-- Data extract --
╔══

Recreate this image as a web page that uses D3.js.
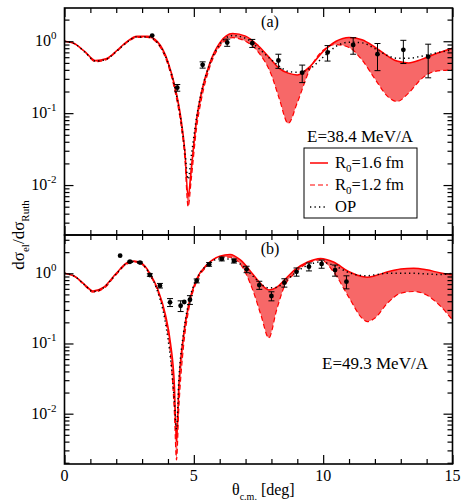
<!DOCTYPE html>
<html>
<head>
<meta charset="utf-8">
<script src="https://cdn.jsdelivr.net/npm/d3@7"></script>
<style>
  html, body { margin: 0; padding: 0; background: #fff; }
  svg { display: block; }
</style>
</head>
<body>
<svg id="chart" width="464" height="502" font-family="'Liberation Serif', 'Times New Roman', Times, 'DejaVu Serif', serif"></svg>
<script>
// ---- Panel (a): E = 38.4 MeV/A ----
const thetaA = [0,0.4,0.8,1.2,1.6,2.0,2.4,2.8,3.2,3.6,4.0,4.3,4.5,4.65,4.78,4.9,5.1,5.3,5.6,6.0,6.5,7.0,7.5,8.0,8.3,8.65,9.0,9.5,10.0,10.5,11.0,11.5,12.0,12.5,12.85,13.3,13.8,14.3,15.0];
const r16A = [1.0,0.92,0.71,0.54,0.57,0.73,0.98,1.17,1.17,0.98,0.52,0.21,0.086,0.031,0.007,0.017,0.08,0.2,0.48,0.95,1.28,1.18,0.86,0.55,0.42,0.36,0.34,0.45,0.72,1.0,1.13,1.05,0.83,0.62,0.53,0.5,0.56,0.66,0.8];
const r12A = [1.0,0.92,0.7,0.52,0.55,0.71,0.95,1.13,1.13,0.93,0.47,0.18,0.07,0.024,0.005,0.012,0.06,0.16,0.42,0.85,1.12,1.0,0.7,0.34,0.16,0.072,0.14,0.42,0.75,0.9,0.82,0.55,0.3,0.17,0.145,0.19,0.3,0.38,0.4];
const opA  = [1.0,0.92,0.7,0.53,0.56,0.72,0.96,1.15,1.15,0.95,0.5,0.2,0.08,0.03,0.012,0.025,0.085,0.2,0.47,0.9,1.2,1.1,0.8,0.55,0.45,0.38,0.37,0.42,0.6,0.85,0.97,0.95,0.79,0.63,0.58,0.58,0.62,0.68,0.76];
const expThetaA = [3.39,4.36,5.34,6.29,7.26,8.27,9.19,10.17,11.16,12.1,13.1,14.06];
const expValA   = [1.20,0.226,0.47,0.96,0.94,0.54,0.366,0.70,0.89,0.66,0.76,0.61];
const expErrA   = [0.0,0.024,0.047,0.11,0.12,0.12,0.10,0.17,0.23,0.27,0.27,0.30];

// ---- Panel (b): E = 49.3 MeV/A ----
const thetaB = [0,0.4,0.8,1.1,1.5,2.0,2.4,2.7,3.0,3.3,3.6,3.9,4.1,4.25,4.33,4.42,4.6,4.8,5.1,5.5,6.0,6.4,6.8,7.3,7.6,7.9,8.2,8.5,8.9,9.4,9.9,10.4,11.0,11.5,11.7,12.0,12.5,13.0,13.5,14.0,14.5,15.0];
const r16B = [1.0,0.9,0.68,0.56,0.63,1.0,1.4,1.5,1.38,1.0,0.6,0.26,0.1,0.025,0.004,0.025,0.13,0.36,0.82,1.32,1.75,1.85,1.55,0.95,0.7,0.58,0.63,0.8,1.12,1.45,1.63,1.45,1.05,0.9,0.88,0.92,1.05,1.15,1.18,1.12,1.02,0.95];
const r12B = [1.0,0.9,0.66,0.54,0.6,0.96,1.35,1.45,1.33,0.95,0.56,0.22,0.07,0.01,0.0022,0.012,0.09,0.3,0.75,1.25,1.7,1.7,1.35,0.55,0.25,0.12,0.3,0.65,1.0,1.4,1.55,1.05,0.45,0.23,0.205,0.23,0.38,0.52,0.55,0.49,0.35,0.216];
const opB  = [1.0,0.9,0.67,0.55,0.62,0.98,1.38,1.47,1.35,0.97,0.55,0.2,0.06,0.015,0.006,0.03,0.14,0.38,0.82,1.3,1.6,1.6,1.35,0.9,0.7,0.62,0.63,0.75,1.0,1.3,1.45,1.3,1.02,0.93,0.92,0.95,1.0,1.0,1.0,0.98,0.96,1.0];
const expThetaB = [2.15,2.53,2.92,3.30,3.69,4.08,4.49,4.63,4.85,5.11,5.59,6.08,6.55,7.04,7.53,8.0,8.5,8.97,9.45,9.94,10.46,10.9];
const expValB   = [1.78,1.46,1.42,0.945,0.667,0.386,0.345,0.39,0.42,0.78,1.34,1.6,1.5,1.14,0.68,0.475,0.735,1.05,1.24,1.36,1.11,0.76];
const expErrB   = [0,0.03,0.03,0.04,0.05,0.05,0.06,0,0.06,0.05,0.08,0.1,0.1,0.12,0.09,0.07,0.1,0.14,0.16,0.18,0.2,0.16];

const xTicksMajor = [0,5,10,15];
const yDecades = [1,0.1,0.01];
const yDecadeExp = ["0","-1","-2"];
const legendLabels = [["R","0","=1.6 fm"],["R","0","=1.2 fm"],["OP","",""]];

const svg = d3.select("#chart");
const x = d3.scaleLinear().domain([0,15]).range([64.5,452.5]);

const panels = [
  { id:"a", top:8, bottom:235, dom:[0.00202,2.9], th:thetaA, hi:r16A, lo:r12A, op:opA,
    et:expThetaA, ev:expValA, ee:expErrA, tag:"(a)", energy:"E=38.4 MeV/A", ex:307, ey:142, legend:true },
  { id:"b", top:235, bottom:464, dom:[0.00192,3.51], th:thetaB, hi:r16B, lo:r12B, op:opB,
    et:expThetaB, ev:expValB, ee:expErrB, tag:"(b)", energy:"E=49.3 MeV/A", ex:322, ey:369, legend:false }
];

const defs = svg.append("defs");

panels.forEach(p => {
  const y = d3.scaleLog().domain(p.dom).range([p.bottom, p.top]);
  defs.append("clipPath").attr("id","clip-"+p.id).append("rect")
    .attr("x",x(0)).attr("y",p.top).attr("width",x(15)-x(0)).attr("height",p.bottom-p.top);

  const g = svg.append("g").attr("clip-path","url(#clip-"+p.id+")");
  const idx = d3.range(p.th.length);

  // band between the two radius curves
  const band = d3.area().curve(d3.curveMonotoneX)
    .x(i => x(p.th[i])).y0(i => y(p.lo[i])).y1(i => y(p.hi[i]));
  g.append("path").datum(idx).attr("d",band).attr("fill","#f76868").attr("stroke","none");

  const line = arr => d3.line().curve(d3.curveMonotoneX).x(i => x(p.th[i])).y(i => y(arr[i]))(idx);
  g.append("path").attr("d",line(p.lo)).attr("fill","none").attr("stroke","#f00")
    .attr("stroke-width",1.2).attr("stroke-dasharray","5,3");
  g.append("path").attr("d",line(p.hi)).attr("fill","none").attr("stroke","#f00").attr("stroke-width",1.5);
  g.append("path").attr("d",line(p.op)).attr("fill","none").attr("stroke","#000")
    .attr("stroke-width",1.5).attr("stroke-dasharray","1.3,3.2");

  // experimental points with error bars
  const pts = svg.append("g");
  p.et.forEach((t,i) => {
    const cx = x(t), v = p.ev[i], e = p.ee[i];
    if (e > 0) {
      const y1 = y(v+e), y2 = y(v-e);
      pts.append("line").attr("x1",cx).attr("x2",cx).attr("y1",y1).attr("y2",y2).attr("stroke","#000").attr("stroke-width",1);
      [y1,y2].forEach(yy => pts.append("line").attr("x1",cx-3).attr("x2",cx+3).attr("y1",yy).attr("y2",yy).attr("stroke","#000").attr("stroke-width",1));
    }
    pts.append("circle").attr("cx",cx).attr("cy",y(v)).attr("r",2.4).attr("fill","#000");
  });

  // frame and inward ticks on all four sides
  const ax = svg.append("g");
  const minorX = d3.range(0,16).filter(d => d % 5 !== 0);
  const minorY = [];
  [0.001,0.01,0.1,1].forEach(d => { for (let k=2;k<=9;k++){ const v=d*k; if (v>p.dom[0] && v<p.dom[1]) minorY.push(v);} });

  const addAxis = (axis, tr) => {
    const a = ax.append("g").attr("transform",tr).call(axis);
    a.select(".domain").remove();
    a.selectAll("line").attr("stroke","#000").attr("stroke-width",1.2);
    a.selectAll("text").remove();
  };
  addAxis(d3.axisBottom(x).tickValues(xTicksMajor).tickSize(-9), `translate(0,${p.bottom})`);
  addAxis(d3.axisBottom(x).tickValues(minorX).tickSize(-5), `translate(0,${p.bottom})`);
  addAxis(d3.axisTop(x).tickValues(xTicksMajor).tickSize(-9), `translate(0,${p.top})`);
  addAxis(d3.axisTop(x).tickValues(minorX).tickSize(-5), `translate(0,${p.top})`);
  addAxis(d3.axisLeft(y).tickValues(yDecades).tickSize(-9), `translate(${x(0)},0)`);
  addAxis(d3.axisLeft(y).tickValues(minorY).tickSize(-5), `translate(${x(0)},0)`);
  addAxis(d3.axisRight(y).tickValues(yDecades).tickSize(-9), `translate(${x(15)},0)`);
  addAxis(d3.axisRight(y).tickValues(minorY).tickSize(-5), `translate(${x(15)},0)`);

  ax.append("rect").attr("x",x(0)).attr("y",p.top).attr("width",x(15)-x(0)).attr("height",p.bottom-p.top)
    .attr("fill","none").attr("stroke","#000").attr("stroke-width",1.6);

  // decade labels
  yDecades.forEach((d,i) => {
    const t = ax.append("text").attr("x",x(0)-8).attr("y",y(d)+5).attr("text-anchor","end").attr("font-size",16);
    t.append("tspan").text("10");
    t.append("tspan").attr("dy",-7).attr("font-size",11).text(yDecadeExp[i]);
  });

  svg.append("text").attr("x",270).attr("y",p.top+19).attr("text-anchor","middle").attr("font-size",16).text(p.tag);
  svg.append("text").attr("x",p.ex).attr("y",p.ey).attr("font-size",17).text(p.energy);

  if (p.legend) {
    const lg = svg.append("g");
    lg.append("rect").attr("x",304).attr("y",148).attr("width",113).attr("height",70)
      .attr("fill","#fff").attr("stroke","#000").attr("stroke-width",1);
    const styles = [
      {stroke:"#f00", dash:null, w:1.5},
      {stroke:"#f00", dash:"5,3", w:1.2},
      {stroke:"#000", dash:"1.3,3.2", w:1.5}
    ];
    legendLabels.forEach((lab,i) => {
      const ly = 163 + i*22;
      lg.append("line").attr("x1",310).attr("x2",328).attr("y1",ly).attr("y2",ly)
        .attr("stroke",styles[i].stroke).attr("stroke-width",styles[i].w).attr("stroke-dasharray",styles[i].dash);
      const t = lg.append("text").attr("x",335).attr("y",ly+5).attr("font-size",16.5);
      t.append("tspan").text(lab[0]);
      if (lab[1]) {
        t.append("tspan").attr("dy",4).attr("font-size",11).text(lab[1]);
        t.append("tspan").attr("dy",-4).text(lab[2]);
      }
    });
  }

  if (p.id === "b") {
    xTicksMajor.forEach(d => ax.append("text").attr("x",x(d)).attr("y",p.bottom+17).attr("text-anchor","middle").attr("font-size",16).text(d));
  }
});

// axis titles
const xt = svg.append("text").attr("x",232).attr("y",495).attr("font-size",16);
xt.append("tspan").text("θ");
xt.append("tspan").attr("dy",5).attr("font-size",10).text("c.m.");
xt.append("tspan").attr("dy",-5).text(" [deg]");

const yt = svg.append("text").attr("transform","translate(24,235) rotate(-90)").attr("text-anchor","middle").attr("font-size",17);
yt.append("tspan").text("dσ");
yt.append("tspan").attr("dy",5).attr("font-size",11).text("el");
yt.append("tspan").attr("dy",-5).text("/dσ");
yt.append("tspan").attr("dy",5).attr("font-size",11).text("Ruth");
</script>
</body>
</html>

╚══
╔══

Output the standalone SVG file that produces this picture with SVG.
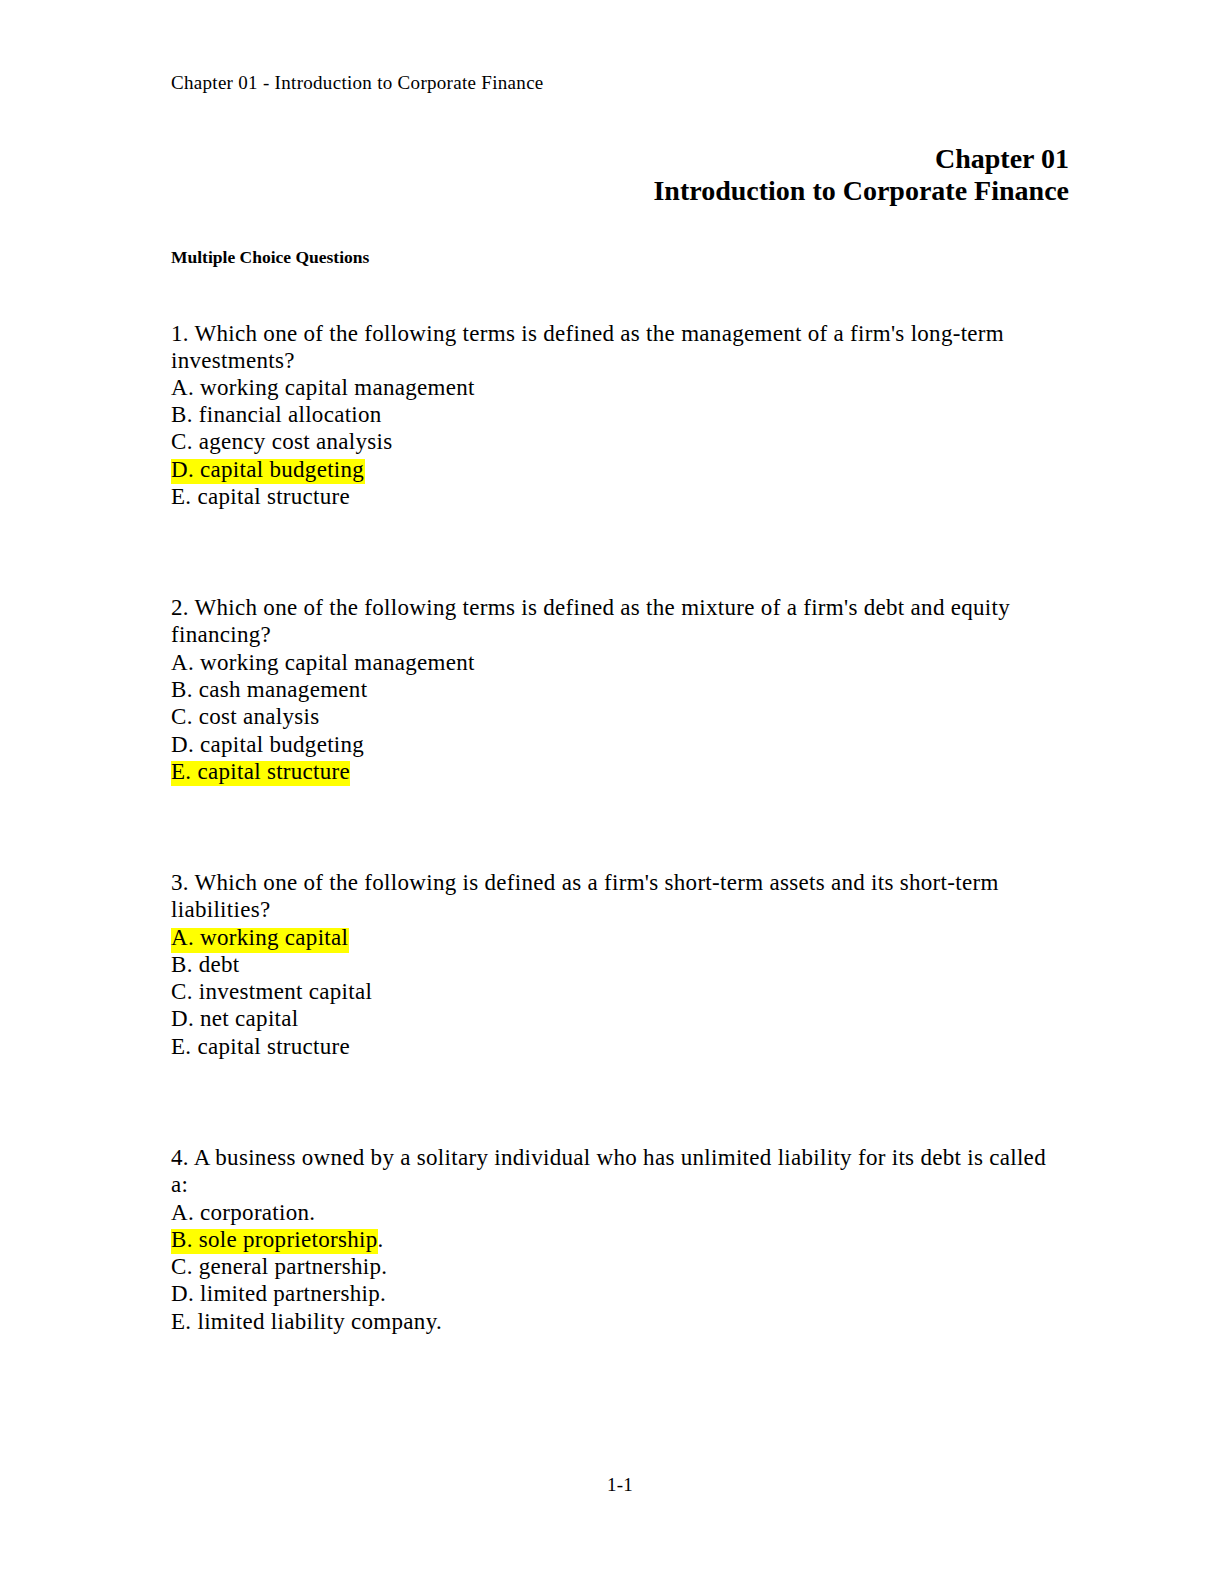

╚══

Tally up the lines in the records containing the word "that", then give the count and nothing else.

2